The United Kingdom's Disability Discrimination Act 1995 is perhaps helpful in that it provides examples of the kinds of accommodations that might reasonably be expected. They include making adjustments to premises, allocating duties to another person, transferring the employee to an existing vacancy or different place of work, altering their working hours, allowing them to be absent during working hours for rehabilitation, providing training, acquiring or modifying equipment, and providing supervision.
The Act also sets out particular factors which must be taken into account when deciding whether or not it is reasonable to expect particular steps to be taken in any case. They include the extent to which the step would prevent the effect in question, the extent to which that step is practicable, the associated costs to the employer, the extent to which it would disrupt activities, the extent of financial and other resources and the availability of assistance to take the required measures.
It is clear that the expectation is much higher in respect of a large and well-resourced organisation than it is for a small employer with few staff. The duty is to do only what is reasonable in all the circumstances of any particular case.
A recent decision of the House of Lords, Archibald v Fife Council  IRLR 651, considered the extent of the duty to accommodate and when it arises. As Lord Rodger of Earlsferry explained in his opinion:
In broad terms, the idea is that, if an employer leaves a disabled person at a substantial disadvantage from his arrangements when he should have taken steps to shield her from that disadvantage, he discriminates against her.
In that case, an employee had become disabled in a way that made it impossible for her to do her job as a road sweeper. Although the council retrained her for an office position and considered her applications, they were always unsuccessful. Eventually the council dismissed her on the grounds that she was unable to perform her duties as a road sweeper.
Their Lordships held that Mrs Archibald's employment contract included, as part of the employer's arrangements, an implied term that she was liable to be dismissed if she became unable to carry out the essential functions of her job. The question was whether that aspect of the employment arrangements placed her at a substantial disadvantage compared to other employees who were not disabled. Clearly it did, as they were not unable to do their jobs and hence not liable to be dismissed.
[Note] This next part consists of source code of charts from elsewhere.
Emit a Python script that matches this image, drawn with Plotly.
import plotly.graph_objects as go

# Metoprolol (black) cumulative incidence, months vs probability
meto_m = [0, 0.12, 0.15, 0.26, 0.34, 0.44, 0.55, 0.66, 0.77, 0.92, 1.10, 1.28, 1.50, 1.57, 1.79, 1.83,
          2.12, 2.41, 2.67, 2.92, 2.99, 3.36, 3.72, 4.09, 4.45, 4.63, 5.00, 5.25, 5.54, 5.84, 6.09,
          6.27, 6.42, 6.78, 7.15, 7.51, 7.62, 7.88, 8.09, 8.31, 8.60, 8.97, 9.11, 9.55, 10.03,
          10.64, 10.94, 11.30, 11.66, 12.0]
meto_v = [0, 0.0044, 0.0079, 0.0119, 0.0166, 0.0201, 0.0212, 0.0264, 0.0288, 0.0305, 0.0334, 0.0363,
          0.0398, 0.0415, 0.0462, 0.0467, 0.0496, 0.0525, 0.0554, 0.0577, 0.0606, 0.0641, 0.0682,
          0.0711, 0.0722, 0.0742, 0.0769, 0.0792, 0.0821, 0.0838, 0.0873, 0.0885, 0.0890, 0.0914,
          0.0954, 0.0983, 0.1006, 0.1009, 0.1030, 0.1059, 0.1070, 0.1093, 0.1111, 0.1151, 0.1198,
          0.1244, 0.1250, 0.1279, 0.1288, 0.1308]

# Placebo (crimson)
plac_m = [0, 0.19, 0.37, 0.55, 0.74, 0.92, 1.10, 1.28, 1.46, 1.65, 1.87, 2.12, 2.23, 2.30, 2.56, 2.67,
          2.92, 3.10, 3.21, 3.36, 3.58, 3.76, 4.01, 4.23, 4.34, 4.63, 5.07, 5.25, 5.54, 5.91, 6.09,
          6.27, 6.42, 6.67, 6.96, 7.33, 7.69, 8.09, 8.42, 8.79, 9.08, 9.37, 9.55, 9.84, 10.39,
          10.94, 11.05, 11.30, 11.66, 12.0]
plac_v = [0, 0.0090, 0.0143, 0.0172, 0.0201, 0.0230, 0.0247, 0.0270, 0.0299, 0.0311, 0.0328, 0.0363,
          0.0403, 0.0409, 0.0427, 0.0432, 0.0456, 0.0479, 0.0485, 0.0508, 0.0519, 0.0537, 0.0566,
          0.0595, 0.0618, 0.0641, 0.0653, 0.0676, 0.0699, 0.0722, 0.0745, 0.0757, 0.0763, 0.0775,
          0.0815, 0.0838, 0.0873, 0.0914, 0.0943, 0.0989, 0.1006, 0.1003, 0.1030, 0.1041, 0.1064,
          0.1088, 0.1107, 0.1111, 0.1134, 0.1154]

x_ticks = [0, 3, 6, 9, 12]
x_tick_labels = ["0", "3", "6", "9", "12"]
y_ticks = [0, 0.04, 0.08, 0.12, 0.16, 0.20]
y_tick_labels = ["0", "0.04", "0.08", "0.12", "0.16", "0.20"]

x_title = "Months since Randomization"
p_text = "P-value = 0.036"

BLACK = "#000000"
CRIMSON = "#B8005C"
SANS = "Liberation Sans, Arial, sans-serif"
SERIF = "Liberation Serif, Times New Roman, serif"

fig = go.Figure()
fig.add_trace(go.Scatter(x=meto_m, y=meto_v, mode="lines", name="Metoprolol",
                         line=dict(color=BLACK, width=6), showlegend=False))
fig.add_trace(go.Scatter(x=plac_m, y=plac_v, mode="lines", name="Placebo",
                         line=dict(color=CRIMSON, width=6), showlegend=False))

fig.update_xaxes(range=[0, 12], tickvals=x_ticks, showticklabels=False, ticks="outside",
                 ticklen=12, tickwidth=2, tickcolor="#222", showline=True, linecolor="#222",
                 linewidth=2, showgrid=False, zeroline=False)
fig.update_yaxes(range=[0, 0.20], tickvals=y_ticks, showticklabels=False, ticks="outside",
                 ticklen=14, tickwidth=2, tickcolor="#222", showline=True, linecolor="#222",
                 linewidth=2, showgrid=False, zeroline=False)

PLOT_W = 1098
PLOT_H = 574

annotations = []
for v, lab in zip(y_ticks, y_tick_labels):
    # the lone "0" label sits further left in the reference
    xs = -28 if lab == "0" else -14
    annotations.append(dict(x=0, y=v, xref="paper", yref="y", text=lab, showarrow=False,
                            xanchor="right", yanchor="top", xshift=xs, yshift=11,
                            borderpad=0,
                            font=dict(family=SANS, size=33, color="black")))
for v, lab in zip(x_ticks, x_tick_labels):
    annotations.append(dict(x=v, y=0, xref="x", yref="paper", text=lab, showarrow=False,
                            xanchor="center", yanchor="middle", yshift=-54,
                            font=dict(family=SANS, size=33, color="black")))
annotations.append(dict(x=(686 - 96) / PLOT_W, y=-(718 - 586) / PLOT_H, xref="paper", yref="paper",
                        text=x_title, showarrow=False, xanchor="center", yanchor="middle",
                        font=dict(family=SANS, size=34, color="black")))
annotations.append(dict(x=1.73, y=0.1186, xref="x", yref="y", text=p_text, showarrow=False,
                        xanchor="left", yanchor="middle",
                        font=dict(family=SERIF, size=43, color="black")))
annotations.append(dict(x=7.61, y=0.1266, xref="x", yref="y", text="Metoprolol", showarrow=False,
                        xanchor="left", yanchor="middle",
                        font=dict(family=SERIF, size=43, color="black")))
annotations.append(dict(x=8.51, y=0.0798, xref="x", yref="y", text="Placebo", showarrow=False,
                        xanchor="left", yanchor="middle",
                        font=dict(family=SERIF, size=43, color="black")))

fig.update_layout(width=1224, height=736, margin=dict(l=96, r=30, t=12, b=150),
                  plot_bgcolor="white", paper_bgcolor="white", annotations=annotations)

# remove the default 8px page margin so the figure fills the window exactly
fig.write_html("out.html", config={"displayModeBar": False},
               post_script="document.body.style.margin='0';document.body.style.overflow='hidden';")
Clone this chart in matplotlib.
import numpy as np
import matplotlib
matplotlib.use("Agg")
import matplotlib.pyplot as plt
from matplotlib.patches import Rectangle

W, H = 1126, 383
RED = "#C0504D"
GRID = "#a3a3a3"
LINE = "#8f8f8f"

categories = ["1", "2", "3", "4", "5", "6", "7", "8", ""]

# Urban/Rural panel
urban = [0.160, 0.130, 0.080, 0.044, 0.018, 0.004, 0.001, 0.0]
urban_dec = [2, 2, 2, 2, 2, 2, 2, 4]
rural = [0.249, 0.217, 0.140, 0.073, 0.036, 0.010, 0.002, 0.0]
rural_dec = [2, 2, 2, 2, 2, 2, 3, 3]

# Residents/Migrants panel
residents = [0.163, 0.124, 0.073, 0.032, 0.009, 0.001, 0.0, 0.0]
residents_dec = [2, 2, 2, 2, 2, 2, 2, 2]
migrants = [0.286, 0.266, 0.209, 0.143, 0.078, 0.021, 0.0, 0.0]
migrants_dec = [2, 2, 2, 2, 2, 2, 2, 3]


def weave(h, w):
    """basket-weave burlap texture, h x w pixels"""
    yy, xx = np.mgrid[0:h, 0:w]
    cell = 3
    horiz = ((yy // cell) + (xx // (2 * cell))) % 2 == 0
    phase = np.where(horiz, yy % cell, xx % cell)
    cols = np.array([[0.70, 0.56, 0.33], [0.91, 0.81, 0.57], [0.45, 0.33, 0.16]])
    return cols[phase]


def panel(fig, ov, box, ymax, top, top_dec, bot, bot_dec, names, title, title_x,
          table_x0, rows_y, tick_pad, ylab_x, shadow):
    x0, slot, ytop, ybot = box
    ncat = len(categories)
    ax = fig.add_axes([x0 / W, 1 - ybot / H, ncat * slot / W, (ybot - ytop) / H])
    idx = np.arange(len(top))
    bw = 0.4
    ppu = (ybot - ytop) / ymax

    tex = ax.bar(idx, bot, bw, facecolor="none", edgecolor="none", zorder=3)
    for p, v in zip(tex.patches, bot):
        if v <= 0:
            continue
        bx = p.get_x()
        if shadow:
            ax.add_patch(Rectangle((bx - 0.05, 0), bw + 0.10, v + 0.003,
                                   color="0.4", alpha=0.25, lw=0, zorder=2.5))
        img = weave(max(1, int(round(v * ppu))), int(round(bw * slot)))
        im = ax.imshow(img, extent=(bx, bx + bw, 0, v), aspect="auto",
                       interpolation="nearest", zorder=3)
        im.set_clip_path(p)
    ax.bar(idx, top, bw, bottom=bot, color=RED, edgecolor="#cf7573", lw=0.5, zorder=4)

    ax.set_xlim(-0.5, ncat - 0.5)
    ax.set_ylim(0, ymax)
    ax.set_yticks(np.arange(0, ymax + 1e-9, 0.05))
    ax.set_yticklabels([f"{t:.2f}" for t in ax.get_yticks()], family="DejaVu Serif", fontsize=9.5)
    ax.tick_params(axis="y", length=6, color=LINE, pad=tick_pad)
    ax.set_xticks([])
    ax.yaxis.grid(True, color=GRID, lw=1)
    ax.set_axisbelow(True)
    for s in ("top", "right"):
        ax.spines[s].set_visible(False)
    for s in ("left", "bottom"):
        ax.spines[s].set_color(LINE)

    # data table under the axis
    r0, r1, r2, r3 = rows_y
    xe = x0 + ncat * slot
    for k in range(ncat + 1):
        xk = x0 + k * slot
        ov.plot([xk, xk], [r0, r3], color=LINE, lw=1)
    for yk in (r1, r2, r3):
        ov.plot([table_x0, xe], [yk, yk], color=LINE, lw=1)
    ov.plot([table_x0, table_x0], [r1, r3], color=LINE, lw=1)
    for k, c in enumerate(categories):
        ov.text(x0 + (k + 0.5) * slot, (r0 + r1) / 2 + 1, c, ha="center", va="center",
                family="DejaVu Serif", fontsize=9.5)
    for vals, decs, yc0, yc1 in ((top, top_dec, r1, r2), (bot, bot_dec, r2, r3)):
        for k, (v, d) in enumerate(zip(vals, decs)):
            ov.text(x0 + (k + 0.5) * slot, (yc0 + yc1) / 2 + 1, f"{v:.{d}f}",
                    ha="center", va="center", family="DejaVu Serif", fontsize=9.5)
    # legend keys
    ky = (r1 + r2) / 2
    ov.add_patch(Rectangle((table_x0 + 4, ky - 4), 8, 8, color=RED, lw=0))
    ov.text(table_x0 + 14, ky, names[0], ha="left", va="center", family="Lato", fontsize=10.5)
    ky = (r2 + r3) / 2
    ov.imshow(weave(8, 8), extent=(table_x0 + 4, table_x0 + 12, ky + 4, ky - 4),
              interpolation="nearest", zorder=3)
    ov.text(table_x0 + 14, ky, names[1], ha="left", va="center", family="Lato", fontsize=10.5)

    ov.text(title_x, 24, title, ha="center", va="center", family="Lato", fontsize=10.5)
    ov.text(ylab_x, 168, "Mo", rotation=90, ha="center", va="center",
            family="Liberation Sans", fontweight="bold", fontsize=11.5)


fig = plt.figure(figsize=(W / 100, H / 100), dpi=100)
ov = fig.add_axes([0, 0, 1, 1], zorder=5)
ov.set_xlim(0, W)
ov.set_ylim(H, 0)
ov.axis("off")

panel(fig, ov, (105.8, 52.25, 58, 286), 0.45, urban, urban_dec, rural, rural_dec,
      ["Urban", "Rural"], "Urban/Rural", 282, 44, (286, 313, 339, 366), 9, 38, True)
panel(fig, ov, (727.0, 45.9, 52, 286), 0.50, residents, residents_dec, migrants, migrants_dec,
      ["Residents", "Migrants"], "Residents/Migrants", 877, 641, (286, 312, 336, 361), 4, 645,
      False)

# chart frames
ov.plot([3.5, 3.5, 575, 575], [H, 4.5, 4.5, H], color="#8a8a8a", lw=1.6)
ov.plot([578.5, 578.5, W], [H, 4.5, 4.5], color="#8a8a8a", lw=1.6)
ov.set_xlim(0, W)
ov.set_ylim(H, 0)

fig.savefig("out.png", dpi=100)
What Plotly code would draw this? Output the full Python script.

Because the Act then imposed a duty to prevent that term of her employment contract from placing her at that substantial disadvantage, the council may well have been obliged to put her into another job that she could do, rather than simply letting her apply for it in competition with others. The case was accordingly referred back to the employment tribunal to decide whether or not that would have been a reasonable step in all the circumstances of the case.
As Baroness Hale of Richmond explained in her opinion, the Disability Discrimination Act does not regard the differences between able and disabled people as irrelevant in the sense that sex or race is treated as irrelevant when deciding whether someone has been discriminated against on those grounds.
Treating someone more favourably on the basis of their sex or race is prohibited because doing so discriminates against people of the opposite sex or a different race, who should be treated equally. By contrast, the duty to accommodate the special needs of disabled people necessarily entails an element of more favourable treatment. The result is that some degree of positive discrimination may be called for.
While it should not be supposed that the law in the United Kingdom is also the law in New Zealand, this case and others under the Disability Discrimination Act offer useful guidance to our courts as to how the duty to accommodate employees' disabilities should be approached. At the moment, that would appear to be a fairly open question.